Recently, I met Japanese runner Hiroshi Yamada on Daily Mile sporting a fantastic T-shirt that immediately caught my attention. Painted in brush strokes of the ancient Japanese art of calligraphy called Shodo, it says “Hashiru” or simply, “I Run.” Shodo focuses on simplicity, beauty, and a mind-body connection achieved by applying the elements of line, shape and space. It was the same fascination with the boldness of the brush strokes that captured Hiroshi’s imagintion in the Fall of 2008. When he inquired to find out who had created the artwork, he was even more impressed to learn it was an 8 yr.-old disabled boy who had never run in his life.

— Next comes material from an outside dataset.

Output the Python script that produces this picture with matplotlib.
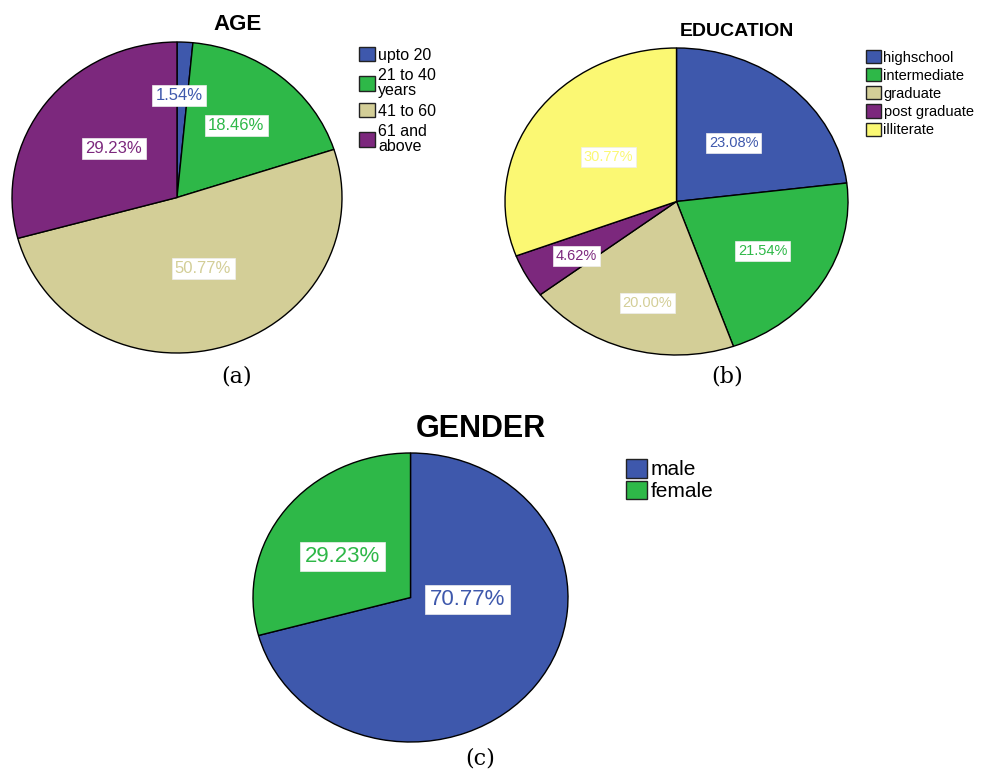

I’m told I was the first person to buy the T-shirt outside of Japan. It was only $30 including shipping and a good quality running shirt. I now encourage others to do the same. I like how the simple phrase, “I Run” captures the imagination of runners anywhere in the world and can serve to unite everyone in a common cause. You can place an order at http://en.hashiru.jp and pay via PayPal. Proceeds from T-shirt sales are the primary way Hashiru.jp supports disabled children.
Hashiru.jp is also very active at the Tokyo Marathon, now in it’s fourth year. Hashiru supporters wave banners at the 40 km mark. This race is on my bucket list since I’m born and raised in Tokyo. Now I have some new friends to meet in Tokyo.